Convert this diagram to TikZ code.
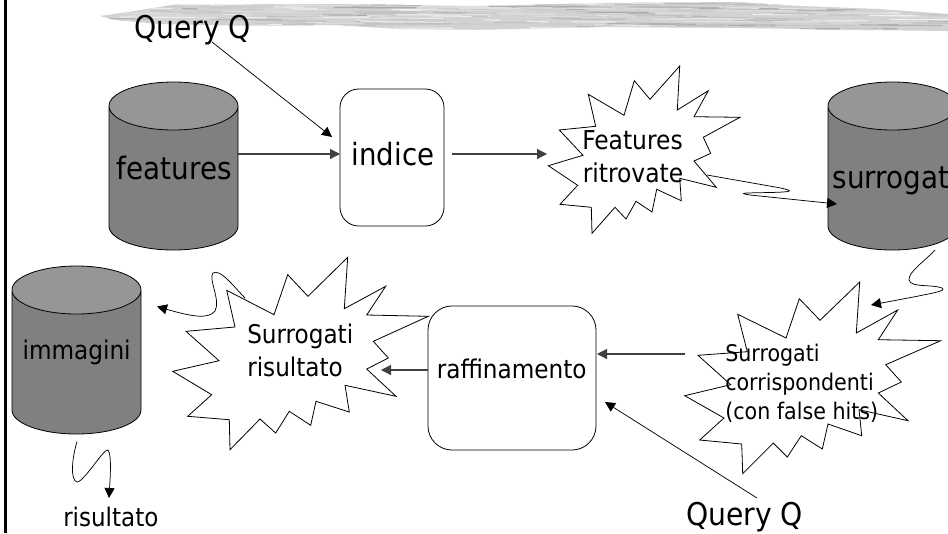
\documentclass[tikz,border=0pt]{standalone}
\usepackage{fontspec}
\setmainfont{DejaVu Sans Condensed}
\usetikzlibrary{shapes.geometric,arrows.meta}
\definecolor{cylbody}{HTML}{808080}
\definecolor{cyltop}{HTML}{969696}
\definecolor{brushbase}{HTML}{D2D2D2}
\definecolor{conn}{HTML}{404040}
% text on a box of fixed size: #1 sideways shift, #2 baseline above the box's centre
\newcommand{\placed}[3]{\raisebox{#2}[10pt][10pt]{\makebox[60pt]{\hspace{#1}#3}}}
\tikzset{
  px/.style={x=0.75pt,y=-0.75pt},
  cyl/.style={cylinder,shape border rotate=90,draw=black,line width=0.6pt,aspect=0.6,
    minimum width=96.75pt,minimum height=126pt,inner sep=0pt,anchor=shape center,
    cylinder uses custom fill,cylinder body fill=cylbody,cylinder end fill=cyltop},
  procbox/.style={draw=black,line width=0.6pt,fill=white,rounded corners=14pt,inner sep=0pt},
  burst/.style={draw=black,line width=0.6pt,fill=white,line join=miter,miter limit=20},
  lab/.style={inner sep=0pt,anchor=base west,align=left},
  arr/.style={-{Triangle[length=7.5pt,width=7.5pt]},line width=0.55pt,black},
  harr/.style={-{Triangle[length=7.5pt,width=7.5pt]},line width=0.9pt,conn},
}
\begin{document}
\begin{tikzpicture}[px]
\useasboundingbox (0,0) rectangle (948,533);
\fill[white] (0,0) rectangle (948,533);
% brush stroke
\begin{scope}
\clip (100,16) -- (135,11) -- (173,5) -- (333,4) -- (474,6) -- (600,3) -- (734,2) -- (800,6) -- (880,9) -- (948,14)
  -- (948,31) -- (860,30) -- (740,28) -- (600,27) -- (474,30) -- (400,29) -- (333,25) -- (250,26) -- (160,24) -- (115,20) -- cycle;
\fill[brushbase] (90,0) rectangle (948,35);
\pgfmathsetseed{11}
\foreach \i in {1,...,300}{
  \pgfmathsetmacro{\sx}{100+rnd*840}
  \pgfmathsetmacro{\sy}{3+rnd*27}
  \pgfmathsetmacro{\sl}{15+rnd*70}
  \pgfmathsetmacro{\sg}{int(6+rnd*28)}
  \draw[line width=0.9pt,black!\sg!white] (\sx,\sy) -- ++(\sl,0.4);
}
\end{scope}
% left border
\draw[line width=2pt,black] (5.5,0) -- (5.5,533);

% cylinders
\node[cyl] (features) at (173.5,166) {\fontsize{23.2pt}{28pt}\selectfont\placed{1.1pt}{-1.1pt}{features}};
\node[cyl] (surrogati) at (892.5,166) {\fontsize{23.2pt}{28pt}\selectfont\placed{-2.6pt}{-7.9pt}{surrogat}};
\node[cyl] (immagini) at (76.5,350) {\fontsize{19.3pt}{24pt}\selectfont\placed{0.3pt}{1.9pt}{immagini}};

% boxes
\node[procbox,minimum width=78pt,minimum height=102.75pt] (indice) at (392,157.5) {\fontsize{23pt}{28pt}\selectfont\placed{1.5pt}{-6.2pt}{indice}};
\node[procbox,rounded corners=18pt,minimum width=126pt,minimum height=108pt] (raffinamento) at (512,378) {\fontsize{19.3pt}{24pt}\selectfont\placed{-0.4pt}{0pt}{raffinamento}};

% bursts
\draw[burst] (679.7,66) -- (677.3,110) -- (708.3,90.7) -- (694,116.7) -- (740,117.3) -- (703.3,137.3) -- (710.7,153.3) -- (694,161) -- (716.3,187.3) -- (679.7,178.3) -- (681.3,200.7) -- (656.7,189.3) -- (652,212) -- (636,201.3) -- (626,219) -- (615,207.3) -- (592,233.3) -- (591.3,207.3) -- (560,204.3) -- (577.7,185.3) -- (548.3,165.7) -- (583,155.3) -- (559.3,130) -- (595.7,126.3) -- (588.3,94.3) -- (624,115.3) -- (634.3,80.7) -- (650,99.3) -- cycle;
\draw[burst] (347.7,257.3) -- (344.3,308.7) -- (385.7,286.3) -- (366.7,315) -- (428.3,316.3) -- (373.3,341.3) -- (388.3,358) -- (366.7,369) -- (396,396.3) -- (345,385.3) -- (349.3,412) -- (316,401.3) -- (310.7,425.3) -- (289.3,411.3) -- (275.7,433) -- (260,419) -- (230,449.7) -- (229.3,419.7) -- (187.7,416.3) -- (211.7,394.7) -- (172.7,371.3) -- (219,360.7) -- (186,331.3) -- (235,327) -- (226.7,290.3) -- (274,314.7) -- (287.7,274.7) -- (308,296.3) -- cycle;
\draw[burst] (859.7,282) -- (856.3,333) -- (897.7,310) -- (878.3,339.7) -- (940.7,340.7) -- (885.7,364.7) -- (901.3,382) -- (878.3,393) -- (908,420.7) -- (859,409.7) -- (861.7,435.7) -- (828,424) -- (822.3,449) -- (801.3,435.7) -- (787.3,457) -- (773.3,443) -- (742.7,473.7) -- (741.7,444) -- (699.7,440) -- (724,418) -- (684.7,395.7) -- (730.7,384.7) -- (698,355.3) -- (747.3,351.7) -- (737.7,314.3) -- (786,338) -- (799.3,298.7) -- (820,320.3) -- cycle;

% free connector ends
\coordinate (q1a) at (212,42);
\coordinate (q1b) at (332,137);
\coordinate (fa) at (237,154);
\coordinate (fb) at (340,154);
\coordinate (ia) at (452,154);
\coordinate (ib) at (547,154);
\coordinate (s3a) at (685,354);
\coordinate (s3b) at (597,354);
\coordinate (ra) at (428,370);
\coordinate (rb) at (381,370);
\coordinate (q2a) at (757,498);
\coordinate (q2b) at (605,402);
\coordinate (w1a) at (707,175);
\coordinate (w1b) at (837,204);
\coordinate (w2a) at (935,250);
\coordinate (w2b) at (871,305);
\coordinate (w3a) at (245,298);
\coordinate (w3b) at (157,306.5);
\coordinate (w4a) at (77,441.5);
\coordinate (w4b) at (109,498);

% straight connectors
\draw[arr] (q1a) -- (q1b);
\draw[harr] (fa) -- (fb);
\draw[harr] (ia) -- (ib);
\draw[harr] (s3a) -- (s3b);
\draw[harr] (ra) -- (rb);
\draw[arr] (q2a) -- (q2b);

% wavy connectors
\draw[arr] (w1a) -- (778,187.5) .. controls (796,191) and (792,192) .. (770,192.5) .. controls (742,193) and (738,193) .. (750,195) -- (w1b);
\draw[arr] (w2a) .. controls (925,261) and (908,272) .. (909,280) .. controls (911,288) and (932,284) .. (942,288) .. controls (946,291) and (940,292) .. (w2b);
\draw[arr] (w3a) .. controls (235,288) and (220,268) .. (213,273) .. controls (208,279) and (221,300) .. (215,311) .. controls (208,320) and (190,316) .. (w3b);
\draw[arr] (w4a) .. controls (72,458) and (70,480) .. (77,482) .. controls (84,482) and (104,448) .. (108,450) .. controls (112,455) and (110,480) .. (w4b);

% labels
\node[lab,font=\fontsize{23.5pt}{28pt}\selectfont] (query1) at (134,38) {Query Q};
\node[lab,font=\fontsize{23.5pt}{28pt}\selectfont] (query2) at (686,525) {Query Q};
\node[lab,font=\fontsize{19.5pt}{24pt}\selectfont] (fr1) at (582,149) {Features};
\node[lab,font=\fontsize{19.5pt}{24pt}\selectfont] (fr2) at (582.5,182) {ritrovate};
\node[lab,font=\fontsize{19.3pt}{24pt}\selectfont] (sr1) at (247,343) {Surrogati};
\node[lab,font=\fontsize{19.3pt}{24pt}\selectfont] (sr2) at (247,376) {risultato};
\node[lab,font=\fontsize{17.2pt}{21pt}\selectfont] (sc1) at (725,361) {Surrogati};
\node[lab,font=\fontsize{17.2pt}{21pt}\selectfont] (sc2) at (725,390) {corrispondenti};
\node[lab,font=\fontsize{17.2pt}{21pt}\selectfont] (sc3) at (725,419) {(con false hits)};
\node[lab,font=\fontsize{19.2pt}{24pt}\selectfont] (ris) at (63,526) {risultato};
\end{tikzpicture}
\end{document}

* * *

Repeat the lines exactly as they stand, from the opening line of the data through the line with "(immagini) at (76.5,350)". Pictures stay out of the copy.

» **Exercise answer**
Convert this diagram to TikZ code.
\documentclass[tikz,border=0pt]{standalone}
\usepackage{fontspec}
\setmainfont{DejaVu Sans Condensed}
\usetikzlibrary{shapes.geometric,arrows.meta}
\definecolor{cylbody}{HTML}{808080}
\definecolor{cyltop}{HTML}{969696}
\definecolor{brushbase}{HTML}{D2D2D2}
\definecolor{conn}{HTML}{404040}
% text on a box of fixed size: #1 sideways shift, #2 baseline above the box's centre
\newcommand{\placed}[3]{\raisebox{#2}[10pt][10pt]{\makebox[60pt]{\hspace{#1}#3}}}
\tikzset{
  px/.style={x=0.75pt,y=-0.75pt},
  cyl/.style={cylinder,shape border rotate=90,draw=black,line width=0.6pt,aspect=0.6,
    minimum width=96.75pt,minimum height=126pt,inner sep=0pt,anchor=shape center,
    cylinder uses custom fill,cylinder body fill=cylbody,cylinder end fill=cyltop},
  procbox/.style={draw=black,line width=0.6pt,fill=white,rounded corners=14pt,inner sep=0pt},
  burst/.style={draw=black,line width=0.6pt,fill=white,line join=miter,miter limit=20},
  lab/.style={inner sep=0pt,anchor=base west,align=left},
  arr/.style={-{Triangle[length=7.5pt,width=7.5pt]},line width=0.55pt,black},
  harr/.style={-{Triangle[length=7.5pt,width=7.5pt]},line width=0.9pt,conn},
}
\begin{document}
\begin{tikzpicture}[px]
\useasboundingbox (0,0) rectangle (948,533);
\fill[white] (0,0) rectangle (948,533);
% brush stroke
\begin{scope}
\clip (100,16) -- (135,11) -- (173,5) -- (333,4) -- (474,6) -- (600,3) -- (734,2) -- (800,6) -- (880,9) -- (948,14)
  -- (948,31) -- (860,30) -- (740,28) -- (600,27) -- (474,30) -- (400,29) -- (333,25) -- (250,26) -- (160,24) -- (115,20) -- cycle;
\fill[brushbase] (90,0) rectangle (948,35);
\pgfmathsetseed{11}
\foreach \i in {1,...,300}{
  \pgfmathsetmacro{\sx}{100+rnd*840}
  \pgfmathsetmacro{\sy}{3+rnd*27}
  \pgfmathsetmacro{\sl}{15+rnd*70}
  \pgfmathsetmacro{\sg}{int(6+rnd*28)}
  \draw[line width=0.9pt,black!\sg!white] (\sx,\sy) -- ++(\sl,0.4);
}
\end{scope}
% left border
\draw[line width=2pt,black] (5.5,0) -- (5.5,533);

% cylinders
\node[cyl] (features) at (173.5,166) {\fontsize{23.2pt}{28pt}\selectfont\placed{1.1pt}{-1.1pt}{features}};
\node[cyl] (surrogati) at (892.5,166) {\fontsize{23.2pt}{28pt}\selectfont\placed{-2.6pt}{-7.9pt}{surrogat}};
\node[cyl] (immagini) at (76.5,350) {\fontsize{19.3pt}{24pt}\selectfont\placed{0.3pt}{1.9pt}{immagini}};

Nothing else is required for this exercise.